Leo Paz: Some of the soldiers recalled the harsh treatment of Iraqi civilians stopped at the numerous checkpoints installed by the US throughout the country. Former Marine Corporal Christopher Gallagher compared the checkpoints in Haditha and Falluja to herding cattle.





Christopher Gallagher



Christopher Gallagher: If any Iraqis voiced their opinion for the way they were being treated the Iraqi police -- we had a checkpoint -- would handle the situation by harassing and assaulting them.



Leo Paz: According to Gallagher when the US military went door to door in the middle of the night, raiding homes to eliminate any resistance to the occupation, Iraqis held massive protests. Gallagher described the typical US response to this protest.



Christopher Gallagher: In 2004 the Iraqis would hold protests in the town of Haditha against the occupation typical response for this was to have fighter jets fly over the crowd and scare them away.



Leo Paz: Corporal Endicott questioned the sanitized version of war portrayed in mainstream American media.



Ryan Endicott: What should be on the media is the thousands of doors that are kicked in every day and the thousands of people that are terrorized by the US soldiers that are pumped up on adrenaline and just looking to kill people. I mean there's plenty of people that joined the military just to kill people.



Leo Paz: Endicott is one of many vets who denounced the indiscriminate shooting of civilians by US military. Devon Read a former Marine infantry Sgt who took part in the invasion of Iraq in 2003 saw comrades anxious to fire at whatever came in their path. He told people at winter soldier about driving through Nazaria, speeding on the way to Baghdad, on the back of a Humvee and Marines in his unit shooting randomly at people in houses.



Devon Read



Devon Read: You know, none of the grunts that wanted to shoot people really cared about that. If it was an opportunity to shoot someone, they'd be shooting. So there's two of us on my side of the vehicle and three guys on the other side of the vehicle and we're facing outboard and suddenly the guys on the other side of the vehicle start shooting and I'm curious what the heck they're shooting at but I can't really look because I'm paying attention to my side and the other guy that's with me decides to switch sides, switches over to the other side and starts shooting also. And I finally take a moment to look and I'm looking and they're all just shooting wildly.

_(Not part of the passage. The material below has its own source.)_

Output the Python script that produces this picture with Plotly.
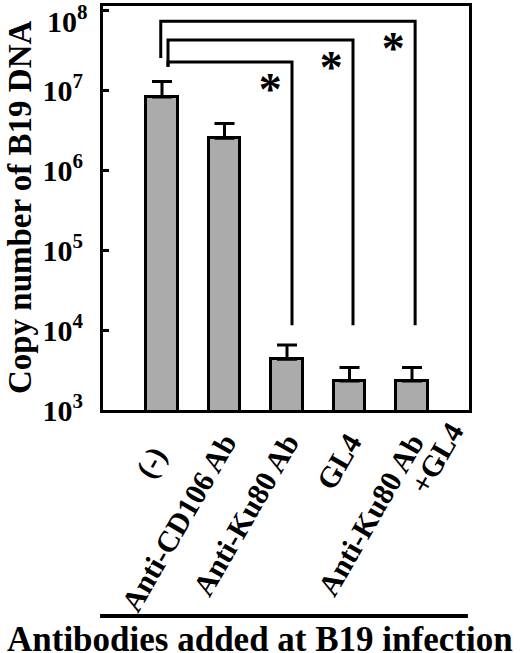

Leo Paz: Sgt. Reed was appalled by the random gunfire and wondered how many civilians had been shot by US troops that day.



Devon Read: There's, you know, people in windows way off in the distance, who really knows? Plenty of civilians with their -- poking their heads out of the window but its just someone to shoot at and there's shooting going on so no one's going to ask any questions if they start pulling the trigger too. So everyone starts shooting randomly and I talk to everyone after and none of them had any idea what they were shooting at or why.

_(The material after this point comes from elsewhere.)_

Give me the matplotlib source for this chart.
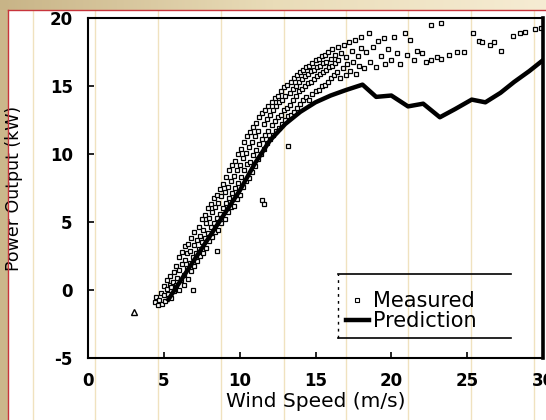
import numpy as np
import matplotlib
matplotlib.use("Agg")
import matplotlib.pyplot as plt
from matplotlib.lines import Line2D
from matplotlib.colors import LinearSegmentedColormap

# ── Data ──────────────────────────────────────────────────────────────────

# measured (wind speed m/s, power kW)
meas_speed = [
    4.4, 4.5, 4.6, 4.7, 4.8, 4.9, 5.0, 5.0, 5.1, 5.2, 5.2, 5.3, 5.4, 5.4, 5.5, 5.5,
    5.6, 5.7, 5.7, 5.8, 5.8, 5.9, 6.0, 6.0, 6.0, 6.1, 6.2, 6.2, 6.3, 6.3, 6.4, 6.4, 6.5, 6.5,
    6.6, 6.6, 6.7, 6.7, 6.8, 6.8, 6.9, 6.9, 7.0, 7.0, 7.0, 7.1, 7.2, 7.2, 7.3, 7.3, 7.4, 7.4, 7.5, 7.5,
    7.6, 7.6, 7.7, 7.7, 7.8, 7.8, 7.9, 7.9, 8.0, 8.0, 8.1, 8.1, 8.2, 8.2, 8.3, 8.3, 8.4, 8.4, 8.5, 8.5, 8.5,
    8.6, 8.6, 8.7, 8.7, 8.8, 8.8, 8.9, 8.9, 9.0, 9.0, 9.1, 9.1, 9.2, 9.2, 9.3, 9.3, 9.4, 9.4, 9.5, 9.5,
    9.6, 9.6, 9.7, 9.7, 9.8, 9.8, 9.9, 9.9, 10.0, 10.0, 10.1, 10.1, 10.2, 10.2, 10.3, 10.3, 10.4, 10.4, 10.5, 10.5,
    10.6, 10.6, 10.7, 10.7, 10.8, 10.8, 10.9, 10.9, 11.0, 11.0, 11.1, 11.1, 11.2, 11.2, 11.3, 11.3, 11.4, 11.5, 11.5, 11.5, 11.6,
    11.6, 11.6, 11.7, 11.7, 11.8, 11.8, 11.9, 11.9, 12.0, 12.0, 12.1, 12.1, 12.2, 12.2, 12.3, 12.3, 12.4, 12.4, 12.5, 12.5,
    12.6, 12.6, 12.7, 12.7, 12.8, 12.8, 12.9, 12.9, 13.0, 13.0, 13.1, 13.1, 13.2, 13.2, 13.3, 13.3, 13.4, 13.4, 13.5, 13.5,
    13.6, 13.6, 13.7, 13.7, 13.8, 13.8, 13.9, 13.9, 14.0, 14.0, 14.1, 14.1, 14.2, 14.2, 14.3, 14.3, 14.4, 14.4, 14.5, 14.5,
    14.6, 14.6, 14.7, 14.7, 14.8, 14.8, 14.9, 14.9, 15.0, 15.0, 15.1, 15.1, 15.2, 15.2, 15.3, 15.3, 15.4, 15.4, 15.5, 15.5,
    15.6, 15.6, 15.7, 15.7, 15.8, 15.8, 15.9, 16.0, 16.0, 16.1, 16.1, 16.2, 16.3, 16.3, 16.4, 16.5, 16.5,
    16.6, 16.7, 16.8, 16.9, 17.0, 17.0, 17.1, 17.2, 17.3, 17.4, 17.5, 17.6, 17.7, 17.8, 17.9, 18.0, 18.0,
    18.2, 18.3, 18.5, 18.6, 18.8, 19.0, 19.1, 19.3, 19.5, 19.6, 19.8, 20.0, 20.2, 20.4, 20.6, 20.9,
    21.0, 21.2, 21.5, 21.7, 22.0, 22.3, 22.6, 22.6,
    23.0, 23.3, 23.3, 23.8, 24.3, 24.8, 25.4, 25.8, 26.0, 26.5, 26.8, 27.2, 28.0, 28.5, 28.8, 29.5, 29.9,
]
meas_power = [
    -0.9, -0.5, -1.1, -0.7, -0.2, -1.0, -0.4, 0.3, -0.8, 0.1, 0.7, -0.3, 0.4, 1.0, -0.6, 0.2,
    0.6, -0.1, 1.3, 0.4, 1.8, 0.9, 0.0, 1.5, 2.4, 0.7, 1.9, 2.8, 1.1, 0.4, 2.2, 3.2, 1.6, 2.7,
    0.8, 3.4, 2.0, 2.9, 1.4, 3.8, 2.4, 0.0, 3.3, 1.8, 4.3, 2.7, 3.7, 2.1, 4.6, 3.0, 2.5, 4.0, 5.2, 3.5,
    2.7, 4.4, 3.8, 5.5, 3.1, 4.9, 4.2, 6.0, 3.6, 5.3, 4.6, 6.3, 3.9, 5.7, 4.9, 6.8, 4.3, 6.1, 5.3, 2.9, 7.0,
    4.4, 6.4, 5.6, 7.4, 4.9, 6.9, 6.0, 7.8, 5.2, 7.2, 6.4, 8.3, 5.7, 7.6, 6.8, 8.8, 6.1, 8.0, 7.1, 9.2,
    6.2, 8.4, 7.5, 9.5, 6.7, 8.8, 7.9, 10.0, 7.0, 9.2, 8.3, 10.4, 7.6, 9.7, 8.8, 10.9, 8.0, 10.1, 9.3, 11.3,
    8.2, 10.5, 9.4, 11.6, 8.7, 10.9, 9.9, 12.0, 9.1, 11.3, 10.3, 12.3, 9.6, 11.7, 10.7, 12.7, 10.0, 11.1, 13.0, 6.6, 6.3,
    10.4, 12.2, 11.4, 13.2, 10.8, 12.6, 11.7, 13.5, 11.1, 12.9, 12.1, 13.8, 11.4, 13.2, 12.4, 14.1, 11.7, 13.5, 12.7, 14.3,
    11.9, 13.8, 12.9, 14.6, 12.2, 14.0, 13.2, 14.9, 12.5, 14.3, 13.4, 15.1, 10.6, 12.8, 14.5, 13.6, 12.9, 15.3, 14.0, 14.8,
    13.1, 15.6, 14.3, 15.0, 13.4, 15.8, 14.6, 15.3, 13.7, 16.0, 14.8, 15.5, 14.0, 16.2, 15.0, 15.7, 14.2, 16.4, 15.2, 15.9,
    14.0, 16.5, 15.3, 16.1, 14.4, 16.7, 15.5, 16.2, 14.6, 16.9, 15.7, 16.4, 14.7, 17.0, 15.9, 16.5, 15.0, 17.2, 16.0, 16.7,
    15.1, 17.3, 16.2, 16.8, 15.3, 17.5, 16.4, 15.6, 17.0, 16.5, 17.7, 15.8, 16.7, 17.3, 16.0, 17.9, 16.9,
    15.6, 17.4, 16.3, 18.0, 15.8, 17.1, 16.6, 18.2, 16.1, 17.6, 16.8, 18.4, 15.9, 17.2, 16.5, 18.6, 17.8,
    16.3, 17.5, 18.9, 16.8, 17.9, 16.4, 18.3, 17.2, 18.5, 16.6, 17.7, 16.9, 18.6, 17.4, 16.6, 18.9,
    17.3, 18.4, 16.9, 17.6, 17.4, 16.8, 16.9, 19.5,
    17.1, 17.0, 19.6, 17.3, 17.5, 17.5, 18.9, 18.3, 18.2, 18.0, 18.2, 17.6, 18.7, 18.9, 19.0, 19.2, 19.3,
]

# predicted curve
pred_speed = [5.3, 6.0, 7.0, 8.0, 9.0, 10.0, 11.0, 12.0, 13.0, 14.0, 15.0, 16.0, 17.0,
              18.1, 19.0, 20.0, 21.1, 22.1, 23.2, 24.2, 25.3, 26.2, 27.2, 28.1, 29.1, 30.0]
pred_power = [-0.7, 0.5, 2.2, 3.9, 5.6, 7.3, 9.3, 11.0, 12.2, 13.1, 13.8, 14.3, 14.7,
              15.1, 14.2, 14.3, 13.5, 13.7, 12.7, 13.3, 14.0, 13.8, 14.5, 15.3, 16.1, 16.9]

# lone low-wind reading
stray_speed = [3.0]
stray_power = [-1.6]

x_ticks = [0, 5, 10, 15, 20, 25, 30]
y_ticks = [-5, 0, 5, 10, 15, 20]

# ── Figure ─────────────────────────────────────────────────────────────────

W, H = 546, 420
fig = plt.figure(figsize=(W / 100, H / 100), dpi=100, facecolor="white")

# slide frame: tan gradient strips top + left, thin red rule
tan = LinearSegmentedColormap.from_list("tan", ["#c8b487", "#e9dcb8", "#f6ecd3"])
top = fig.add_axes([0, (H - 10) / H, 1, 10 / H])
top.imshow(np.linspace(0, 1, 256)[None, :], aspect="auto", cmap=tan)
top.axis("off")
left = fig.add_axes([0, 0, 8 / W, (H - 10) / H])
left.imshow(np.full((2, 2), 0.05), aspect="auto", cmap=tan, vmin=0, vmax=1)
left.axis("off")
fig.add_artist(Line2D([8 / W, 8 / W], [0, (H - 10) / H], color="#c8343c", lw=1.0))
fig.add_artist(Line2D([8 / W, 1], [(H - 10) / H, (H - 10) / H], color="#c8343c", lw=1.0))

# faint vertical guide lines of the slide
for px in [33, 95, 158, 221, 284, 346, 408, 471, 534]:
    fig.add_artist(Line2D([px / W, px / W], [0, (H - 11) / H],
                          color="#f0e2bf", lw=1.0, zorder=0.5))

ax = fig.add_axes([88 / W, (H - 358) / H, 455 / W, 340 / H])
ax.set_facecolor("none")
ax.set_zorder(1)

ax.plot(meas_speed, meas_power, linestyle="none", marker="s", ms=3.4,
        mfc="white", mec="black", mew=0.9, zorder=2)
ax.plot(stray_speed, stray_power, linestyle="none", marker="^", ms=4.5,
        mfc="white", mec="black", mew=1.0, zorder=2)
ax.plot(pred_speed, pred_power, color="black", lw=3.2,
        solid_joinstyle="round", zorder=3)

ax.set_xlim(0, 30)
ax.set_ylim(-5, 20)
ax.set_xticks(x_ticks)
ax.set_yticks(y_ticks)
ax.set_xticklabels([str(t) for t in x_ticks])
ax.set_yticklabels([str(t) for t in y_ticks])
ax.tick_params(direction="in", length=4, width=1.2, labelsize=12)
ax.tick_params(axis="x", pad=10)
ax.tick_params(axis="y", pad=11)
for lab in ax.get_xticklabels() + ax.get_yticklabels():
    lab.set_fontweight("bold")

for side in ["left", "bottom", "top"]:
    ax.spines[side].set_linewidth(1.5)
ax.spines["right"].set_linewidth(2.6)

ax.set_xlabel("Wind Speed (m/s)", fontsize=14.5)
ax.xaxis.set_label_coords(0.5, -0.1)
ax.set_ylabel("Power Output (kW)", fontsize=12.5)
ax.yaxis.set_label_coords(-0.142, 0.5)

# legend with the open-sided frame of the scan
handles = [
    Line2D([], [], linestyle="none", marker="s", ms=3, mfc="white",
           mec="black", mew=0.8, label="Measured"),
    Line2D([], [], color="black", lw=3.2, label="Prediction"),
]
ax.legend(handles=handles, loc="upper left", bbox_to_anchor=(0.548, 0.222),
          frameon=False, fontsize=15, handlelength=1.1, handletextpad=0.2,
          labelspacing=0.0, borderaxespad=0)
ax.plot([0.55, 0.93], [0.247, 0.247], color="black", lw=1.2, transform=ax.transAxes)
ax.plot([0.55, 0.93], [0.06, 0.06], color="black", lw=1.2, transform=ax.transAxes)
ax.plot([0.55, 0.55], [0.06, 0.247], color="black", lw=1.0, ls=(0, (2, 3)),
        transform=ax.transAxes)

fig.savefig("out.png", dpi=100)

Leo Paz: Many Vietnam war vets showed up to support the IVAW and the Iraq veterans in denouncing war and violence. Ed Garza an army gunner with the 173rd airborne Brigade still has nightmares forty years after the war.

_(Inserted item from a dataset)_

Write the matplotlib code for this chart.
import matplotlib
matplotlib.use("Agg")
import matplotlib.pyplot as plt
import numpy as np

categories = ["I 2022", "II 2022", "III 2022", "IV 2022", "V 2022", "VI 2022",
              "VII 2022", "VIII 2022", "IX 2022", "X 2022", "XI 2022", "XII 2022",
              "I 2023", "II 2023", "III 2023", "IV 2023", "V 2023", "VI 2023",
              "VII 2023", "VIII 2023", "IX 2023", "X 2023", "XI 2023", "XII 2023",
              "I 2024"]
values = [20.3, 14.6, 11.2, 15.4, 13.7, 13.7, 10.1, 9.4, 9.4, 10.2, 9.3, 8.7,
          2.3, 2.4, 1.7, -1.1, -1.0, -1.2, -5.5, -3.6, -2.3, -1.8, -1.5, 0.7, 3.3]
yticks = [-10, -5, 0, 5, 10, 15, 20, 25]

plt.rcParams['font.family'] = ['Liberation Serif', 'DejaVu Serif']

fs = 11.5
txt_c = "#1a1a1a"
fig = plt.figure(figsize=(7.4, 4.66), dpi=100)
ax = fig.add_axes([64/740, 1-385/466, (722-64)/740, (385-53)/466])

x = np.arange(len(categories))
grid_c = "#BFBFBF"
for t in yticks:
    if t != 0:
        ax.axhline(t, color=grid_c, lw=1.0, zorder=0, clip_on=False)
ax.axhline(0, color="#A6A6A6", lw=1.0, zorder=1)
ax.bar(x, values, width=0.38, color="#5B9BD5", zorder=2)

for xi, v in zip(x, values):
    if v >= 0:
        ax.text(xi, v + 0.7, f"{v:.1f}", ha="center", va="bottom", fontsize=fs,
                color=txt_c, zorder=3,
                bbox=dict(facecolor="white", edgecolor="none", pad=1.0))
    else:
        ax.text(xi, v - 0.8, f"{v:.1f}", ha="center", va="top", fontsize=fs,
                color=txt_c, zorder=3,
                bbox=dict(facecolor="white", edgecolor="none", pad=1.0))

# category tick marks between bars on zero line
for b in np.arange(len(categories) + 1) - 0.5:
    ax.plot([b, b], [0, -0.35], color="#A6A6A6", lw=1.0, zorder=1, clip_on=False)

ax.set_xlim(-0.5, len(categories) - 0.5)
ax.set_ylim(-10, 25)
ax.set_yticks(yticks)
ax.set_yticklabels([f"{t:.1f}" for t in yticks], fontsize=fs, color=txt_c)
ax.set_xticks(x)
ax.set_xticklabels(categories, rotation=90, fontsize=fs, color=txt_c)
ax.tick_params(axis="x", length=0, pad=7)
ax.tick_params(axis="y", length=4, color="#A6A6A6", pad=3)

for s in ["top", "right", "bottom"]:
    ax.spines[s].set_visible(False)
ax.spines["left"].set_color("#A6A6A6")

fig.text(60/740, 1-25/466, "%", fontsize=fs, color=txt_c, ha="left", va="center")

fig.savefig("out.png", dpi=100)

Ed Garza: I remember the dead bodies and I remember seeing them and I remember we used to kill the Vietnamese and we'd put our patch on them To remind the other Vietnamese in the area that uh that we were there, the 173rd airborne. So those are some of the things I remember.



Leo Paz: According to a study conducted by Iraqi doctors, and published in a British medical journal, Iraqi dead are in the hundreds of thousands since the US invasion in 2003, Afghan civilians are estimated at more than 10,000 dead. Now into the 8th year of the war, more than 5,000 soldiers have been killed in Iraq and Afghanistan according to the US military. Leo Paz, FSRN.